Predicting Human Saccadic Scanpaths Based on Iterative Representation Learning
Chen Xia,Junwei Han,Fei Qi,Guangming Shi
DOI: https://doi.org/10.1109/tip.2019.2897966
IF: 10.6
2019-01-01
IEEE Transactions on Image Processing
Abstract:Visual attention is a dynamic process of scene exploration and information acquisition. However, existing research on attention modeling has concentrated on estimating static salient locations. In contrast, dynamic attributes presented by saccade have not been well explored in previous attention models. In this paper, we address the problem of saccadic scanpath prediction by introducing an iterative representation learning framework. Within the framework, saccade can be interpreted as an iterative process of predicting one fixation according to the current representation and updating the representation based on the gaze shift.
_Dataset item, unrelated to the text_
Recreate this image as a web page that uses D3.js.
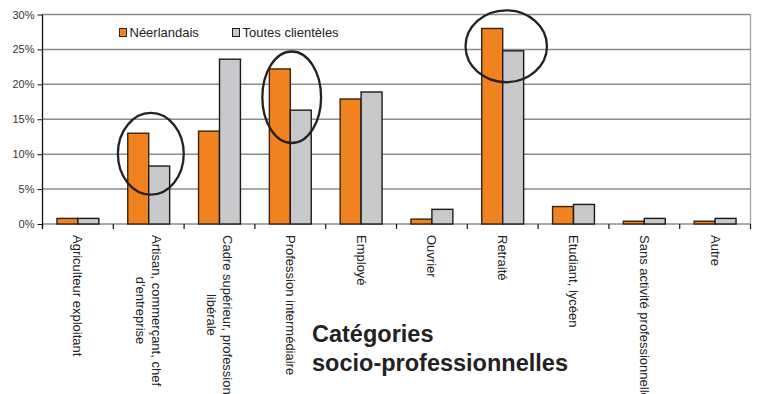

In the predicting phase, we propose a Bayesian definition of saccade to combine the influence of perceptual residual and spatial location on the selection of fixations. In implementation, we compute the representation error of an autoencoder-based network to measure perceptual residuals of each area. Simultaneously, we integrate saccade amplitude and center-weighted mechanism to model the influence of spatial location. Based on estimating the influence of two parts, the final fixation is defined as the point with the largest posterior probability of gaze shift. In the updating phase, we update the representation pattern for the subsequent calculation by retraining the network with samples extracted around the current fixation. In the experiments, the proposed model can replicate the fundamental properties of psychophysics in visual search. In addition, it can achieve superior performance on several benchmark eye-tracking data sets.